WORK TO COMPLETE:
Can you transcribe the data exactly? Leave the pictures out.

DATA PROVIDED:
********************
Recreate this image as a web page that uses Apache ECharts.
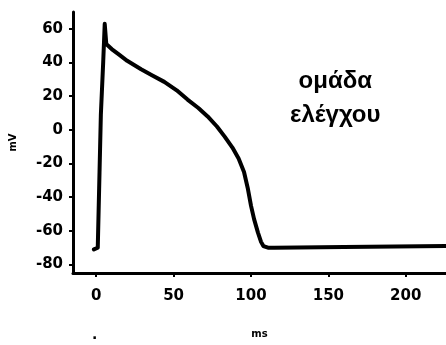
<!DOCTYPE html>
<html><head><meta charset="utf-8">
<script src="https://cdn.jsdelivr.net/npm/echarts@6/dist/echarts.min.js"></script>
<style>html,body{margin:0;padding:0;background:#fff}#c{width:446px;height:345px}</style>
</head><body><div id="c"></div>
<script>
const timeMs = [-1.5, 1, 3, 4.5, 5.5, 6.5, 10, 15, 20, 29, 36, 44, 52, 59, 66, 72, 78, 83, 88, 92, 95.5, 98, 100, 102, 104.5, 106.5, 108, 111, 115, 160, 226];
const voltageMv = [-71, -70, 9, 40, 63, 51, 48, 44.5, 41, 36, 32.5, 28.5, 23.5, 18, 13, 8, 2, -4, -10.5, -17, -25, -35, -45, -53, -61, -66.5, -69, -70, -70, -69.5, -69];
const xTicks = [0, 50, 100, 150, 200];
const yTicks = [-80, -60, -40, -20, 0, 20, 40, 60];
const legendLines = ['ομάδα', 'ελέγχου'];

const chart = echarts.init(document.getElementById('c'), null, {renderer: 'canvas'});
const labelFont = {color: '#000', fontWeight: 'bold', fontSize: 15, fontFamily: 'DejaVu Sans'};
chart.setOption({
  animation: false,
  backgroundColor: '#fff',
  grid: {left: 72, right: 0, top: 12, bottom: 72},
  xAxis: {
    type: 'value', min: -15, max: 226,
    name: 'ms', nameLocation: 'middle', nameGap: 56,
    nameTextStyle: {color: '#000', fontWeight: 'bold', fontSize: 10, fontFamily: 'DejaVu Sans'},
    axisLine: {show: true, onZero: false, lineStyle: {color: '#000', width: 3}},
    axisTick: {show: true, customValues: xTicks, length: 4, lineStyle: {color: '#000', width: 2}},
    axisLabel: Object.assign({customValues: xTicks, margin: 16}, labelFont),
    splitLine: {show: false}
  },
  yAxis: {
    type: 'value', min: -85, max: 70,
    name: 'mV', nameLocation: 'middle', nameGap: 55,
    nameTextStyle: {color: '#000', fontWeight: 'bold', fontSize: 10, fontFamily: 'DejaVu Sans'},
    axisLine: {show: true, onZero: false, lineStyle: {color: '#000', width: 3}},
    axisTick: {show: true, customValues: yTicks, length: 4, lineStyle: {color: '#000', width: 2}},
    axisLabel: Object.assign({customValues: yTicks, margin: 10}, labelFont),
    splitLine: {show: false}
  },
  series: [{
    type: 'line',
    data: timeMs.map((t, i) => [t, voltageMv[i]]),
    showSymbol: false, smooth: false,
    lineStyle: {color: '#000', width: 4, cap: 'round', join: 'round'}
  }],
  graphic: [
    {type: 'text', left: 290, top: 64, style: {text: legendLines.join('\n'), fill: '#000', font: 'bold 24px "Liberation Sans"', lineHeight: 34, textAlign: 'center', x: 45}},
    {type: 'text', left: 92, top: 328, style: {text: '.', fill: '#000', font: 'bold 14px "DejaVu Sans"'}}
  ]
});
</script></body></html>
********************
RIGHT ANSWER:
Recreate this image as a web page that uses Apache ECharts.
<!DOCTYPE html>
<html><head><meta charset="utf-8">
<script src="https://cdn.jsdelivr.net/npm/echarts@6/dist/echarts.min.js"></script>
<style>html,body{margin:0;padding:0;background:#fff}#c{width:446px;height:345px}</style>
</head><body><div id="c"></div>
<script>
const timeMs = [-1.5, 1, 3, 4.5, 5.5, 6.5, 10, 15, 20, 29, 36, 44, 52, 59, 66, 72, 78, 83, 88, 92, 95.5, 98, 100, 102, 104.5, 106.5, 108, 111, 115, 160, 226];
const voltageMv = [-71, -70, 9, 40, 63, 51, 48, 44.5, 41, 36, 32.5, 28.5, 23.5, 18, 13, 8, 2, -4, -10.5, -17, -25, -35, -45, -53, -61, -66.5, -69, -70, -70, -69.5, -69];
const xTicks = [0, 50, 100, 150, 200];
const yTicks = [-80, -60, -40, -20, 0, 20, 40, 60];
const legendLines = ['ομάδα', 'ελέγχου'];

const chart = echarts.init(document.getElementById('c'), null, {renderer: 'canvas'});
const labelFont = {color: '#000', fontWeight: 'bold', fontSize: 15, fontFamily: 'DejaVu Sans'};
chart.setOption({
  animation: false,
  backgroundColor: '#fff',
  grid: {left: 72, right: 0, top: 12, bottom: 72},
  xAxis: {
    type: 'value', min: -15, max: 226,
    name: 'ms', nameLocation: 'middle', nameGap: 56,
    nameTextStyle: {color: '#000', fontWeight: 'bold', fontSize: 10, fontFamily: 'DejaVu Sans'},
    axisLine: {show: true, onZero: false, lineStyle: {color: '#000', width: 3}},
    axisTick: {show: true, customValues: xTicks, length: 4, lineStyle: {color: '#000', width: 2}},
    axisLabel: Object.assign({customValues: xTicks, margin: 16}, labelFont),
    splitLine: {show: false}
  },
  yAxis: {
    type: 'value', min: -85, max: 70,
    name: 'mV', nameLocation: 'middle', nameGap: 55,
    nameTextStyle: {color: '#000', fontWeight: 'bold', fontSize: 10, fontFamily: 'DejaVu Sans'},
    axisLine: {show: true, onZero: false, lineStyle: {color: '#000', width: 3}},
    axisTick: {show: true, customValues: yTicks, length: 4, lineStyle: {color: '#000', width: 2}},
    axisLabel: Object.assign({customValues: yTicks, margin: 10}, labelFont),
    splitLine: {show: false}
  },
  series: [{
    type: 'line',
    data: timeMs.map((t, i) => [t, voltageMv[i]]),
    showSymbol: false, smooth: false,
    lineStyle: {color: '#000', width: 4, cap: 'round', join: 'round'}
  }],
  graphic: [
    {type: 'text', left: 290, top: 64, style: {text: legendLines.join('\n'), fill: '#000', font: 'bold 24px "Liberation Sans"', lineHeight: 34, textAlign: 'center', x: 45}},
    {type: 'text', left: 92, top: 328, style: {text: '.', fill: '#000', font: 'bold 14px "DejaVu Sans"'}}
  ]
});
</script></body></html>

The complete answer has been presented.